Status: Partly Free
Legal Environment: 20 (of 30)
Political Environment: 21 (of 40)
Economic Environment: 19 (of 30)
Total Score: 60 (of 100)
(Lower scores = freer)

The constitution provides for freedom of speech but also restricts this right by protecting the reputation, rights, and privacy of citizens as well as the "interest of defense, public safety, public order, public morality, or public health." These restrictions have limited freedom of the press, particularly because libel charges can easily be filed to penalize journalists. The law also allows the minister of information to prohibit the broadcast of any material that is against the "national interest." The Seychelles Broadcasting Corporation, the state-controlled media regulation body, continued to ban a local singer's music on the grounds that it was seditious.

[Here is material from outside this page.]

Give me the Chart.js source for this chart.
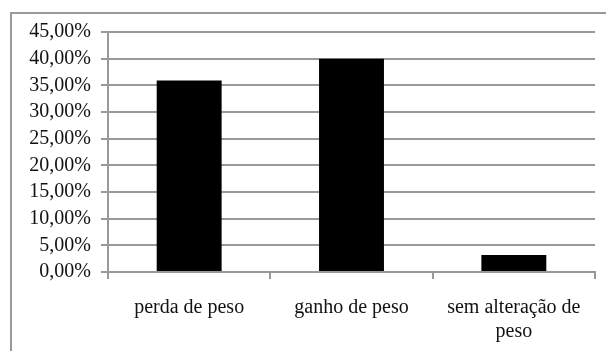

In the past, the Regar, one of the county's two independent weekly newspapers, has been sued regularly for libel by the government. In October 2006, the Regar stopped publication to protest a lawsuit in which the paper was ordered to pay excessive damages (US$58,500) to Seychelles Tourism Board President Maurice Lousteau-Lalanne for publishing a photograph of him that had already appeared in the pro-government paper the Nation – the country's only daily newspaper. Also in October, violent protests erupted after the Parliament rejected a motion to amend the law banning political parties from setting up their own radio stations. Several people were injured during the protests, and Regar editor Roger Mancienne was arrested and then released on bail after being charged with "unlawful assembly."

The state has a de facto monopoly over the widely consumed broadcast media, and private broadcasters have been slow to develop because of restrictive licensing fees of more than US$185,000 per year. Telecommunications companies must submit subscriber information to the government. The internet was available and unrestricted in Seychelles for the nearly 25 percent of the population that accessed it in 2006.